Throughout your life and your career, you’re going to have to give yourself the green light.
Again and again.
No one else is ever going to give it to you.
It doesn’t matter what level of success you achieve. How many people know you or your work. How many previous projects you’ve done or if you’re about to embark on your first endeavor. The call into acting – into any art form – is always about giving yourself the permission to do what you want to do. Over and over again.
You will be faced with a flurry of “No’s.” You’ll meet lots of resistance and rejection. You’ll be denied and thwarted. You’ll be typecast and put into limiting boxes.
And again, you must come back to the reason you wanted to create in the first place.
Ask yourself, “Why am I doing this?” “For whom?”
If it’s truly for yourself then you won’t have a hard time giving yourself the go-ahead. If it’s really for the joy of self-expression and wanting to share your creative self with others, you’ll stop waiting for people to “allow” you to create.
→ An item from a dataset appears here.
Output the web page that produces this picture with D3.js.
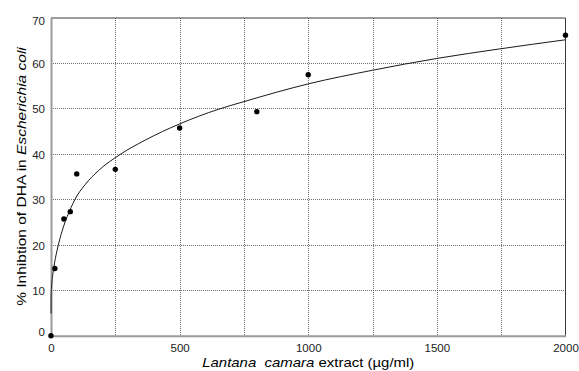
<!DOCTYPE html>
<html>
<head>
<meta charset="utf-8">
<script src="https://cdn.jsdelivr.net/npm/d3@7"></script>
<style>
  html, body { margin: 0; padding: 0; background: #fff; }
  svg { display: block; }
  text { font-family: Arial, "Liberation Sans", sans-serif; }
</style>
</head>
<body>
<svg id="chart" width="579" height="371"></svg>
<script>
// ---- data ----
const concentration = [0, 15, 50, 75, 100, 250, 500, 800, 1000, 2000];
const inhibition    = [0, 14.8, 25.7, 27.3, 35.6, 36.6, 45.7, 49.3, 57.4, 66.1];

// fitted trend curve
const curveX = [0, 0.5, 2, 9, 17, 28.5, 48, 78, 93, 132, 184, 272, 365, 500, 650, 750, 1000, 1250, 1500, 1745, 2000];
const curveY = [4.9, 9, 10.5, 14.3, 17.0, 20, 23.9, 28.2, 30, 33.2, 36.3, 40, 43.0, 46.6, 49.8, 51.5, 55.4, 58.4, 61.0, 63.1, 65.1];

const xTicks = [0, 500, 1000, 1500, 2000];
const xGrid  = [250, 500, 750, 1000, 1250, 1500, 1750];
const yTicks = [0, 10, 20, 30, 40, 50, 60, 70];

// ---- layout ----
const L = 51, R = 565.5, T = 17.5, B = 335.8;
const svg = d3.select("#chart");

const x = d3.scaleLinear().domain([0, 2000]).range([L, R]);
const y = d3.scaleLinear().domain([0, 70]).range([B, T]);

// gridlines
const grid = svg.append("g").attr("stroke", "#6e6e6e").attr("stroke-width", 1)
  .attr("stroke-dasharray", "1,1").attr("shape-rendering", "crispEdges");
grid.selectAll("line.gx").data(xGrid).join("line")
  .attr("x1", d => Math.round(x(d))).attr("x2", d => Math.round(x(d)))
  .attr("y1", T).attr("y2", B);
grid.selectAll("line.gy").data(yTicks.filter(d => d > 0 && d < 70)).join("line")
  .attr("y1", d => Math.round(y(d))).attr("y2", d => Math.round(y(d)))
  .attr("x1", L).attr("x2", R);

// top & right border
svg.append("path")
  .attr("d", `M${L},${T + 0.5}H${R}V${B}`)
  .attr("fill", "none").attr("stroke", "#3a3a3a").attr("stroke-width", 1);

// axes (grey, thicker)
const xAxis = d3.axisBottom(x).tickValues(xTicks).tickFormat(d3.format("d")).tickSize(0).tickPadding(8);
const gx = svg.append("g").attr("transform", `translate(0,${B})`).call(xAxis);
gx.select(".domain").attr("stroke", "#9a9a9a").attr("stroke-width", 2);
gx.selectAll("text").attr("font-size", 11.5).attr("fill", "#222").attr("font-family", "Arial, 'Liberation Sans', sans-serif");

const yAxis = d3.axisLeft(y).tickValues(yTicks).tickSize(0).tickPadding(6);
const gy = svg.append("g").attr("transform", `translate(${L},0)`).call(yAxis);
gy.select(".domain").attr("stroke", "#9a9a9a").attr("stroke-width", 2);
gy.selectAll("text").attr("font-size", 11.5).attr("fill", "#222").attr("font-family", "Arial, 'Liberation Sans', sans-serif")
  .attr("dy", d => d === 0 ? "-0.05em" : d === 70 ? "0.6em" : "0.37em");

// trend curve
const line = d3.line().x(d => x(d[0])).y(d => y(d[1])).curve(d3.curveMonotoneX);
svg.append("path")
  .datum(curveX.map((v, i) => [v, curveY[i]]))
  .attr("d", line)
  .attr("fill", "none").attr("stroke", "#1a1a1a").attr("stroke-width", 1);

// data points
svg.append("g").selectAll("circle")
  .data(concentration.map((v, i) => [v, inhibition[i]]))
  .join("circle")
  .attr("cx", d => x(d[0])).attr("cy", d => y(d[1]))
  .attr("r", 2.7).attr("fill", "#000");

// x title
const xt = svg.append("text")
  .attr("transform", `translate(${(L + R) / 2},367) scale(1.15,1)`)
  .attr("text-anchor", "middle").attr("font-size", 13).attr("fill", "#000");
xt.append("tspan").attr("font-style", "italic").text("Lantana\u00a0\u00a0camara");
xt.append("tspan").text(" extract (\u00b5g/ml)");

// y title
const yt = svg.append("text")
  .attr("transform", `translate(26,176.5) rotate(-90) scale(1.15,1)`)
  .attr("text-anchor", "middle").attr("font-size", 13.5).attr("fill", "#000");
yt.append("tspan").text("% Inhibtion of DHA in ");
yt.append("tspan").attr("font-style", "italic").text("Escherichia coli");
</script>
</body>
</html>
No one has that kind of power over you. The will to create and then acting on that desire is really what it takes.
Giving yourself the green light simply means you have to start having a healthy sense of selfishness in order to create.
Selfish in this regard means to honor the Self. It’s not of ego. It’s the higher, intuitive Self that wants to show up and express and be expressed. Create. Have fun. Play. Go for things. It’s not concerned with what other people think. Whether or not they like you or your art.
Selfishness means not having to apologize for who you are – even if you make mistakes or have no credits or are new to this profession. Even if you aren’t perfect and fall apart and fail.
It’s the part of you that wants to show up on a level-playing field and say, “Here I am.”
It takes balls to do that.
And of course a green light. Self-given. Because if you don’t give it to yourself, you’ll never get one.